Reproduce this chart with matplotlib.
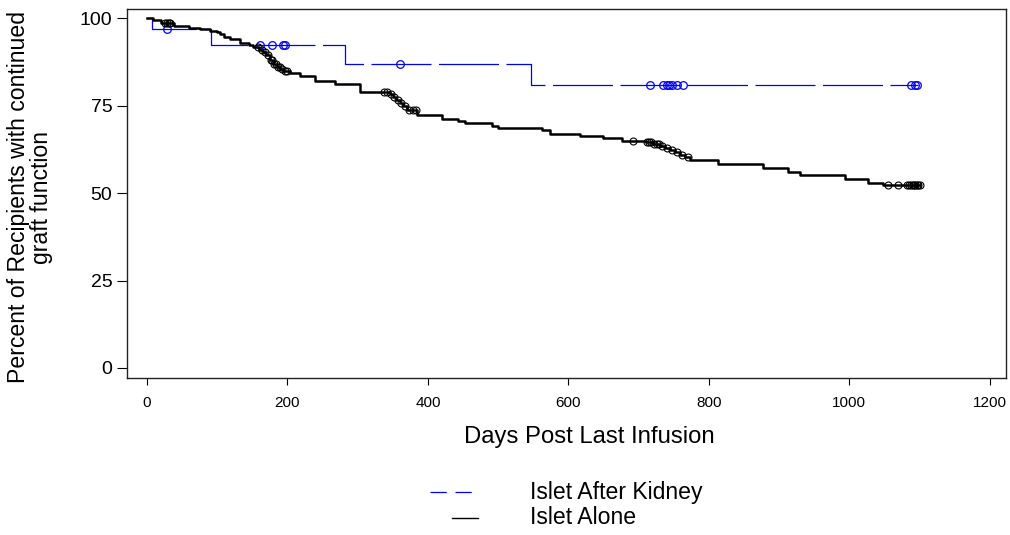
import numpy as np
import matplotlib
matplotlib.use("Agg")
import matplotlib.pyplot as plt
from matplotlib.lines import Line2D
from matplotlib import font_manager

plt.rcParams['font.family'] = ['Liberation Sans', 'DejaVu Sans']

# ---- data ----
alone_t = [0, 8, 20, 38, 60, 75, 90, 99, 104, 109, 118, 132, 145, 151, 160, 165, 170, 175,
           180, 185, 190, 194, 204, 218, 239, 268, 303, 346, 350, 355, 360, 365, 370, 384,
           420, 443, 453, 491, 500, 562, 574, 616, 649, 676, 711, 720, 730, 737, 744, 752,
           759, 766, 773, 813, 877, 912, 930, 994, 1026, 1048, 1100]
alone_s = [100, 99.4, 98.6, 97.6, 97.2, 96.8, 96.4, 96.1, 95.4, 94.7, 93.9, 92.9, 92.3, 91.6,
           90.8, 90.2, 89.4, 88.0, 86.8, 86.1, 85.5, 85.0, 84.2, 83.4, 82.1, 81.3, 78.8, 78.3,
           77.5, 76.7, 75.6, 74.8, 73.7, 72.3, 71.3, 70.7, 69.9, 69.2, 68.5, 68.0, 67.0, 66.4,
           65.8, 64.9, 64.5, 64.0, 63.5, 62.9, 62.3, 61.7, 61.0, 60.3, 59.4, 58.2, 57.2, 56.1,
           55.1, 53.9, 53.0, 52.3, 52.3]
alone_cens = [26, 29, 31, 33, 158, 163, 168, 172, 176, 178, 181, 183, 186, 189, 192, 196, 200,
              338, 342, 348, 352, 357, 362, 367, 373, 378, 383,
              692, 712, 715, 718, 722, 726, 729, 733, 740, 748, 755, 762, 770,
              1055, 1069, 1082, 1085, 1088, 1090, 1092, 1094, 1096, 1098, 1100]

kidney_t = [0, 7, 91, 282, 547, 1097]
kidney_s = [100, 96.8, 92.2, 86.8, 80.8, 80.8]
kidney_cens = [28, 161, 178, 194, 197, 360, 716, 735, 740, 743, 748, 755, 763, 1088, 1093, 1096]

xticks = [0, 200, 400, 600, 800, 1000, 1200]
yticks = [0, 25, 50, 75, 100]
labels = ["Islet After Kidney", "Islet Alone"]


def step_at(t_arr, s_arr, x):
    t_arr = np.asarray(t_arr); s_arr = np.asarray(s_arr)
    idx = np.searchsorted(t_arr, x, side='right') - 1
    return s_arr[np.clip(idx, 0, len(s_arr) - 1)]


names = {f.name for f in font_manager.fontManager.ttflist}
narrow = 'Liberation Sans Narrow' if 'Liberation Sans Narrow' in names else 'Liberation Sans'

W, H = 1010, 535
fig = plt.figure(figsize=(W/100, H/100), dpi=100)
ax = fig.add_axes([127/W, 1 - 378/H, (1006-127)/W, (378-9)/H])

ax.plot(kidney_t, kidney_s, drawstyle='steps-post', color='#0000ff', lw=0.9,
        dashes=(48, 6))
ax.plot(kidney_cens, step_at(kidney_t, kidney_s, kidney_cens), 'o', ms=5.5,
        mfc='none', mec='#0000ff', mew=0.9, ls='none')
ax.plot(alone_t, alone_s, drawstyle='steps-post', color='black', lw=1.8)
ax.plot(alone_cens, step_at(alone_t, alone_s, alone_cens), 'o', ms=5,
        mfc='none', mec='black', mew=0.8, ls='none')

ax.set_xlim(-28.5, 1223)
ax.set_ylim(-2.86, 102.6)
ax.set_xticks(xticks)
ax.set_yticks(yticks)
ax.tick_params(axis='y', direction='out', length=7, width=0.8, labelsize=14, pad=3.5)
ax.tick_params(axis='x', direction='out', length=5, width=0.8, labelsize=11, pad=8)
for lab in ax.get_xticklabels():
    lab.set_family(narrow)
for sp in ax.spines.values():
    sp.set_linewidth(1.0)
    sp.set_color('#222222')

fig.text(589/W, 1 - 437/H, "Days Post Last Infusion", fontsize=17.2,
         ha='center', va='center')
fig.text(30/W, 1 - 197/H, "Percent of Recipients with continued\ngraft function",
         fontsize=16.6, rotation=90, ha='center', va='center', linespacing=0.95,
         multialignment='center')

# manual legend
fig.add_artist(Line2D([430/W, 472/W], [1 - 492/H, 1 - 492/H], color='#0000ff', lw=0.9,
                      dashes=(13, 7), transform=fig.transFigure))
fig.add_artist(Line2D([452/W, 478/W], [1 - 518/H, 1 - 518/H], color='black', lw=1.0,
                      transform=fig.transFigure))
fig.text(530/W, 1 - 492/H, labels[0], fontsize=16.6, ha='left', va='center')
fig.text(530/W, 1 - 518/H, labels[1], fontsize=16.6, ha='left', va='center')

fig.savefig("out.png", dpi=100)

Task details ->
Leave out the pictures and output the rest of the material exactly as written.

Correct answer ->
Reproduce this chart with matplotlib.
import numpy as np
import matplotlib
matplotlib.use("Agg")
import matplotlib.pyplot as plt
from matplotlib.lines import Line2D
from matplotlib import font_manager

plt.rcParams['font.family'] = ['Liberation Sans', 'DejaVu Sans']

# ---- data ----
alone_t = [0, 8, 20, 38, 60, 75, 90, 99, 104, 109, 118, 132, 145, 151, 160, 165, 170, 175,
           180, 185, 190, 194, 204, 218, 239, 268, 303, 346, 350, 355, 360, 365, 370, 384,
           420, 443, 453, 491, 500, 562, 574, 616, 649, 676, 711, 720, 730, 737, 744, 752,
           759, 766, 773, 813, 877, 912, 930, 994, 1026, 1048, 1100]
alone_s = [100, 99.4, 98.6, 97.6, 97.2, 96.8, 96.4, 96.1, 95.4, 94.7, 93.9, 92.9, 92.3, 91.6,
           90.8, 90.2, 89.4, 88.0, 86.8, 86.1, 85.5, 85.0, 84.2, 83.4, 82.1, 81.3, 78.8, 78.3,
           77.5, 76.7, 75.6, 74.8, 73.7, 72.3, 71.3, 70.7, 69.9, 69.2, 68.5, 68.0, 67.0, 66.4,
           65.8, 64.9, 64.5, 64.0, 63.5, 62.9, 62.3, 61.7, 61.0, 60.3, 59.4, 58.2, 57.2, 56.1,
           55.1, 53.9, 53.0, 52.3, 52.3]
alone_cens = [26, 29, 31, 33, 158, 163, 168, 172, 176, 178, 181, 183, 186, 189, 192, 196, 200,
              338, 342, 348, 352, 357, 362, 367, 373, 378, 383,
              692, 712, 715, 718, 722, 726, 729, 733, 740, 748, 755, 762, 770,
              1055, 1069, 1082, 1085, 1088, 1090, 1092, 1094, 1096, 1098, 1100]

kidney_t = [0, 7, 91, 282, 547, 1097]
kidney_s = [100, 96.8, 92.2, 86.8, 80.8, 80.8]
kidney_cens = [28, 161, 178, 194, 197, 360, 716, 735, 740, 743, 748, 755, 763, 1088, 1093, 1096]

xticks = [0, 200, 400, 600, 800, 1000, 1200]
yticks = [0, 25, 50, 75, 100]
labels = ["Islet After Kidney", "Islet Alone"]


def step_at(t_arr, s_arr, x):
    t_arr = np.asarray(t_arr); s_arr = np.asarray(s_arr)
    idx = np.searchsorted(t_arr, x, side='right') - 1
    return s_arr[np.clip(idx, 0, len(s_arr) - 1)]


names = {f.name for f in font_manager.fontManager.ttflist}
narrow = 'Liberation Sans Narrow' if 'Liberation Sans Narrow' in names else 'Liberation Sans'

W, H = 1010, 535
fig = plt.figure(figsize=(W/100, H/100), dpi=100)
ax = fig.add_axes([127/W, 1 - 378/H, (1006-127)/W, (378-9)/H])

ax.plot(kidney_t, kidney_s, drawstyle='steps-post', color='#0000ff', lw=0.9,
        dashes=(48, 6))
ax.plot(kidney_cens, step_at(kidney_t, kidney_s, kidney_cens), 'o', ms=5.5,
        mfc='none', mec='#0000ff', mew=0.9, ls='none')
ax.plot(alone_t, alone_s, drawstyle='steps-post', color='black', lw=1.8)
ax.plot(alone_cens, step_at(alone_t, alone_s, alone_cens), 'o', ms=5,
        mfc='none', mec='black', mew=0.8, ls='none')

ax.set_xlim(-28.5, 1223)
ax.set_ylim(-2.86, 102.6)
ax.set_xticks(xticks)
ax.set_yticks(yticks)
ax.tick_params(axis='y', direction='out', length=7, width=0.8, labelsize=14, pad=3.5)
ax.tick_params(axis='x', direction='out', length=5, width=0.8, labelsize=11, pad=8)
for lab in ax.get_xticklabels():
    lab.set_family(narrow)
for sp in ax.spines.values():
    sp.set_linewidth(1.0)
    sp.set_color('#222222')

fig.text(589/W, 1 - 437/H, "Days Post Last Infusion", fontsize=17.2,
         ha='center', va='center')
fig.text(30/W, 1 - 197/H, "Percent of Recipients with continued\ngraft function",
         fontsize=16.6, rotation=90, ha='center', va='center', linespacing=0.95,
         multialignment='center')

# manual legend
fig.add_artist(Line2D([430/W, 472/W], [1 - 492/H, 1 - 492/H], color='#0000ff', lw=0.9,
                      dashes=(13, 7), transform=fig.transFigure))
fig.add_artist(Line2D([452/W, 478/W], [1 - 518/H, 1 - 518/H], color='black', lw=1.0,
                      transform=fig.transFigure))
fig.text(530/W, 1 - 492/H, labels[0], fontsize=16.6, ha='left', va='center')
fig.text(530/W, 1 - 518/H, labels[1], fontsize=16.6, ha='left', va='center')

fig.savefig("out.png", dpi=100)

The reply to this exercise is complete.